In a since deleted tweet, Kerpen asked the Washington DC Department of Consumer and Regulatory Affairs (DCRA) “@dcra Is there a legal basement rental unit at 218 Maryland Ave NE?.” According to Matt Orlins of DCRA who provided a screen shot of the tweet, “Generally, it is not our policy to release the names of complainants. In this case, the original complaint came through via Twitter, which is public.”

Cochran is currently in a very close primary against Tea Party hopeful State Sen. Chris McDaniel. The election, which is next week, has gotten increasingly dirty as both sides have exchanged a number of negative ads. It crescendoed when Clayton Kelly, a pro-McDaniel blogger, broke into the nursing home where Cochran's bedridden wife lives and took pictures of her. He has since been arrested along with several co-conspirators, including a McDaniel volunteer and a former radio co-host of McDaniel. The McDaniel campaign has strongly denied any link to the break-in or to Kelly.
The complaint, which was first reported by Matt Boyle of Breitbart News claims that Cochran aide Kay Webber, who rents a basement apartment in her Capitol Hill row house to the Senator. The allegation is that Webber has never registered her home with city government to be registered for commercial purposes. If guilty, it’s a civil violation that would be punished with a fine of up to $2000.
Kerpen currently runs a group called American Commitment. Prior to that, he spent years as a vice president at the influential conservative non-profit Americans for Prosperity. On Twitter, Kerpen made clear that this was a "[s]imple inquiry, not a complaint." He went on to say that his "tweet was deleted because @DCRA said on they prefer not to discuss investigations on Twitter."

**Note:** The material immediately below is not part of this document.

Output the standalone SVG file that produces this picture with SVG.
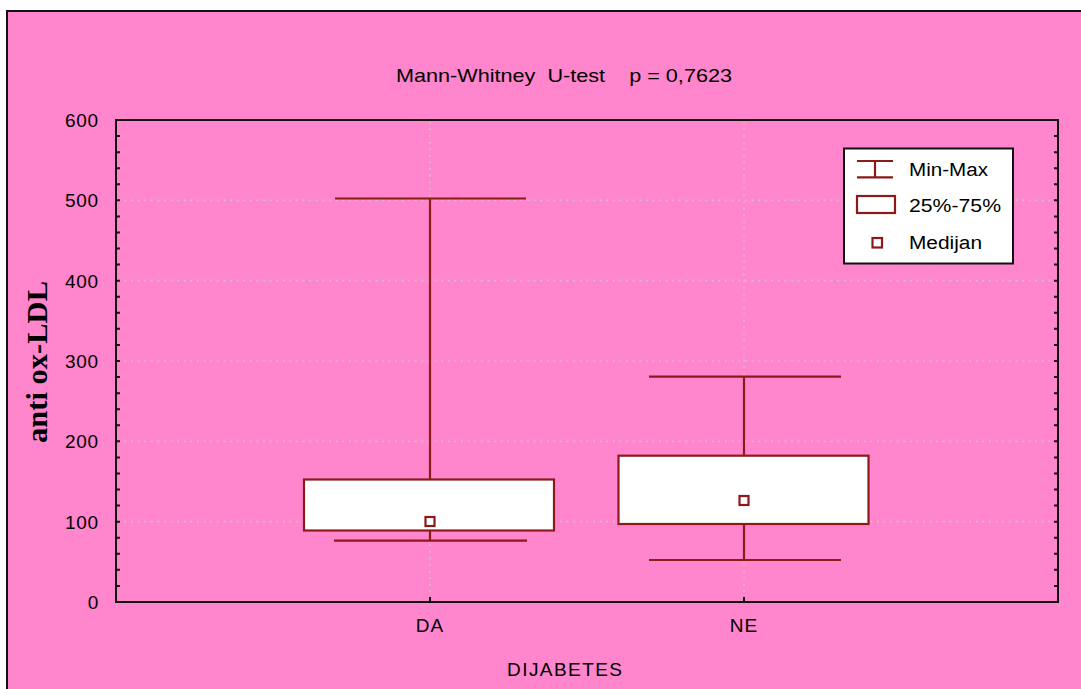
<svg xmlns="http://www.w3.org/2000/svg" width="1081" height="689" viewBox="0 0 1081 689">
<style>
  .t{font-family:"Liberation Sans",Arial,sans-serif;fill:#000;}
  .tick{font-size:19px;text-anchor:end;letter-spacing:0.8px;}
  .grid{stroke:#c8c8c8;stroke-width:1.6;stroke-dasharray:1.6 5;fill:none;}
  .axis{stroke:#111;stroke-width:2;fill:none;}
  .bx{stroke:#8c1a1a;stroke-width:2.2;fill:#fff;}
  .wh{stroke:#8c1a1a;stroke-width:2.2;fill:none;}
</style>
<rect x="0" y="0" width="1081" height="689" fill="#fff"/>
<rect x="7" y="11" width="1080" height="690" fill="#ff85cc" stroke="#111" stroke-width="2"/>

<g id="title">
  <text class="t" x="396" y="82" font-size="19" textLength="336" lengthAdjust="spacingAndGlyphs" xml:space="preserve">Mann-Whitney  U-test    p = 0,7623</text>
</g>

<g id="grid">
  <path class="grid" d="M118,521.67H1056M118,441.33H1056M118,361H1056M118,280.67H1056M118,200.33H1056"/>
  <path class="grid" d="M430,122V600M744,122V600"/>
</g>

<g id="axes">
  <rect class="axis" x="116" y="120" width="942" height="482"/>
  <path class="axis" d="M116,585.93h4M116,569.87h4M116,553.8h4M116,537.73h4M116,521.67h4M116,505.6h4M116,489.53h4M116,473.47h4M116,457.4h4M116,441.33h4M116,425.27h4M116,409.2h4M116,393.13h4M116,377.07h4M116,361h4M116,344.93h4M116,328.87h4M116,312.8h4M116,296.73h4M116,280.67h4M116,264.6h4M116,248.53h4M116,232.47h4M116,216.4h4M116,200.33h4M116,184.27h4M116,168.2h4M116,152.13h4M116,136.07h4"/>
  <path class="axis" d="M1058,585.93h-4M1058,569.87h-4M1058,553.8h-4M1058,537.73h-4M1058,521.67h-4M1058,505.6h-4M1058,489.53h-4M1058,473.47h-4M1058,457.4h-4M1058,441.33h-4M1058,425.27h-4M1058,409.2h-4M1058,393.13h-4M1058,377.07h-4M1058,361h-4M1058,344.93h-4M1058,328.87h-4M1058,312.8h-4M1058,296.73h-4M1058,280.67h-4M1058,264.6h-4M1058,248.53h-4M1058,232.47h-4M1058,216.4h-4M1058,200.33h-4M1058,184.27h-4M1058,168.2h-4M1058,152.13h-4M1058,136.07h-4"/>
  <path class="axis" d="M430,602v-5M744,602v-5"/>
  <text class="t tick" x="99" y="127">600</text>
  <text class="t tick" x="99" y="207">500</text>
  <text class="t tick" x="99" y="288">400</text>
  <text class="t tick" x="99" y="368">300</text>
  <text class="t tick" x="99" y="448">200</text>
  <text class="t tick" x="99" y="529">100</text>
  <text class="t tick" x="99" y="609">0</text>
  <text class="t" x="430" y="632" font-size="19" text-anchor="middle" letter-spacing="1">DA</text>
  <text class="t" x="744" y="632" font-size="19" text-anchor="middle" letter-spacing="1">NE</text>
</g>

<g id="ylabel">
  <text x="0" y="0" transform="translate(47,362) rotate(-90)" font-family="'Liberation Serif','Times New Roman',serif" font-weight="bold" font-size="29" text-anchor="middle" textLength="162" lengthAdjust="spacingAndGlyphs">anti ox-LDL</text>
</g>

<g id="xlabel">
  <text class="t" x="507" y="676" font-size="19" textLength="115" lengthAdjust="spacing">DIJABETES</text>
</g>

<g id="box-DA">
  <path class="wh" d="M335,198.5H526M430,198.5V479.5M430,530.5V540.7M334,540.7H527"/>
  <rect class="bx" x="304" y="479.5" width="250" height="51"/>
  <rect class="bx" x="425.5" y="517" width="9" height="9"/>
</g>

<g id="box-NE">
  <path class="wh" d="M649,376.7H841M744,376.7V455.7M744,524V560M649,560H841"/>
  <rect class="bx" x="618.5" y="455.7" width="250" height="68.3"/>
  <rect class="bx" x="739.5" y="496" width="9" height="9"/>
</g>

<g id="legend">
  <rect x="844" y="148.5" width="169" height="115" fill="#fff" stroke="#111" stroke-width="2"/>
  <path class="wh" d="M857,161H893M857,177.3H893M875,161V177.3"/>
  <rect class="bx" x="857" y="196" width="38" height="17"/>
  <rect class="bx" x="872.5" y="238" width="9.5" height="9.5"/>
  <text class="t" x="909" y="175.5" font-size="18" textLength="79" lengthAdjust="spacingAndGlyphs">Min-Max</text>
  <text class="t" x="909" y="211.5" font-size="18" textLength="92" lengthAdjust="spacingAndGlyphs">25%-75%</text>
  <text class="t" x="909" y="249" font-size="18" textLength="73" lengthAdjust="spacingAndGlyphs">Medijan</text>
</g>
</svg>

In an email exchange with The Daily Beast, Kerpen said he was simply curious. "I figured why not simply ask and find out. I thought it would be a simple yes or no question whether the required permits are on file - if I got a reply at all," he said. "It did not occur to me that it would result in an investigation." Kerpen went on to note that he has no involvement in the primary. This is simply a case where curiosity didn't kill the cat, it just meant the conservative activist inadvertantly filed a complaint with DC city government.